While each utility must continue
to be aware of these local issues, there are other factors outside the direct
control of the utility that affect planning efforts. The Renewable Energy Standards that the
Minnesota Legislature has established, along with similar standards in many
other states, affect the planning efforts of all utilities. At the same time, since MISO is
responsible for operating the transmission grid in Minnesota and surrounding
states, much of the transmission planning that is undertaken is
established by MISO and conducted under their control.
Nationally, the Department of
Energy and the Federal Energy Regulatory Commission often take action that affects
transmission planning, through the offering of funding and the establishment of
cost allocation mechanisms. The MTO
has described some of these studies in this Report and mentioned in the 2009
Report that cost allocation was a significant issue that affected the scope of
planning and the prioritizing of projects.
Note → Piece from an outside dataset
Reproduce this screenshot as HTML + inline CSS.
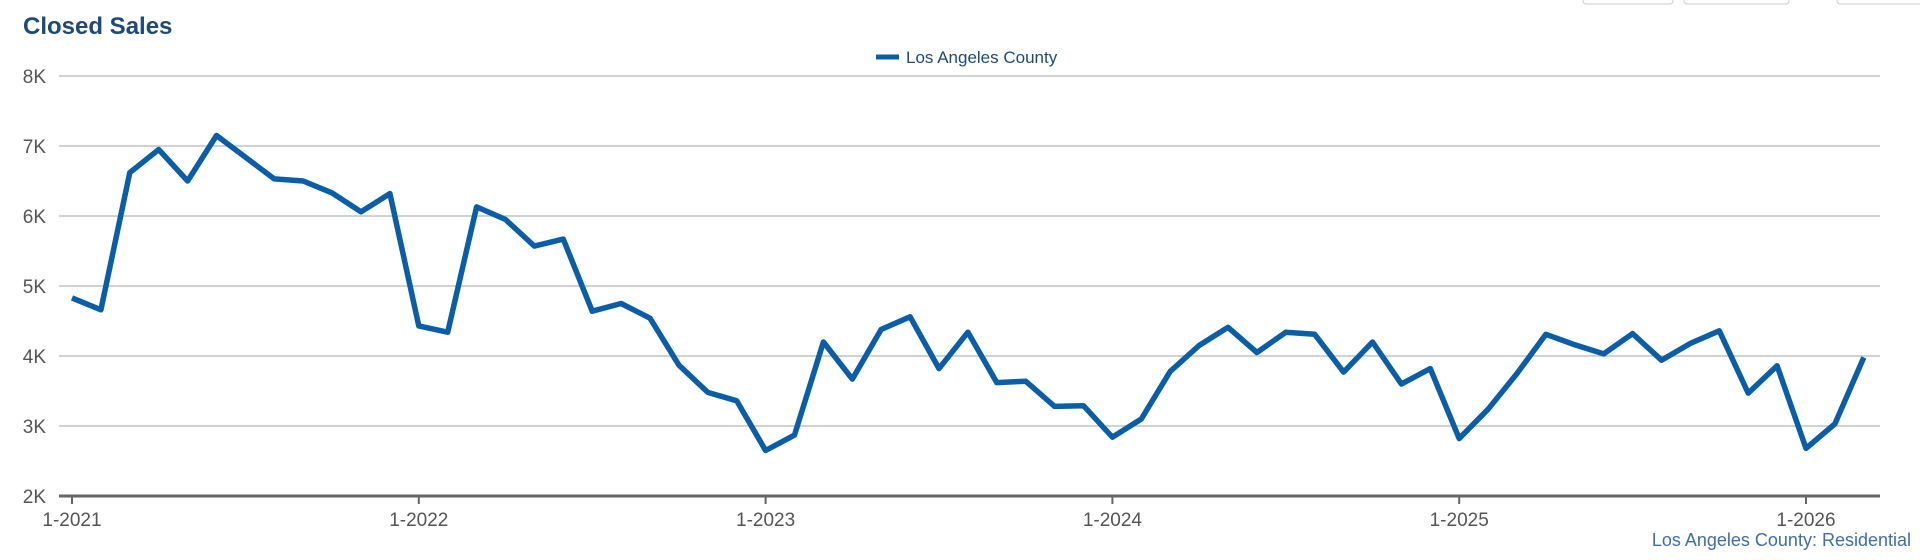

Nor is it possible to develop a
specific list of priority projects. The 2009 Biennial Report in section 8.10 contains a list of transmission
projects that the utilities identified as high priority projects for achieving
the RES milestones, and several of these projects have been completed. The MTO utilities have maintained for
years that the CapX2020 projects are high priority for a lot of reasons, and
these lines are included in that list.
To assist the Commission in
prioritizing transmission projects across the Midwest, the 17-projects included
in the Multi-Value Project Portfolio study described in section 3.3.4 are as
good a place to start as any. These
17 projects can be considered as priority projects for the MISO region and
Minnesota as they are deemed necessary for the MISO states to meet the year
2026 renewable standards in the most efficient manner. This
suite of projects are inter-related in that they allow for the reliable
integration of approximately 9 GW of new renewable generation into the MISO
market. These projects are expected to constructed and in-service between
2015 and 2020.
One of the CapX2020 projects
(Brookings to the Twin Cities) is one of these projects. While this CapX2020 project is the only
MVP project entirely in Minnesota, two others are along the border and all of
them are significant for achieving the renewable energy utilities across the
Midwest needed to meet upcoming RES milestones.
The most important and essential
projects beyond the CMVPP have yet to be determined. However, there are
multiple study efforts in preliminary stages of development that could affect
the region and the entire Eastern Interconnect. These analyses will serve
to provide a vision for the necessary transmission expansion in the 2020
timeframe and beyond. Because these analyses have not been completed, or
even begun in some cases, it is not possible with any certainty to identify the
next transmission projects that warrant the greatest priority. Further,
project details such as endpoints, configurations, in-service dates and even
voltages are unknown. Additionally, given the much delayed need for
additional wind generation for MN RES purposes, the locations for future wind
farms are unknown and thus the associated transmission expansions are also
The most certain information with
regard to future generation sources is the sale of 250 MW of power by Manitoba
Hydro to Minnesota Power beginning in 2020. The transmission project(s)
to support this transfer along with others may be determined in the MISO MH
Wind Synergy Study or in the TSR examination by MISO. Once these studies are
completed, the transmission projects and associated in-service dates will
become more defined. Once any project is identified, it will be
beneficial to examine it with a wide stakeholder group and alongside any load
serving issues in the region and other generation market needs in order to
develop a coordinated and synergetic build out of the high voltage grid.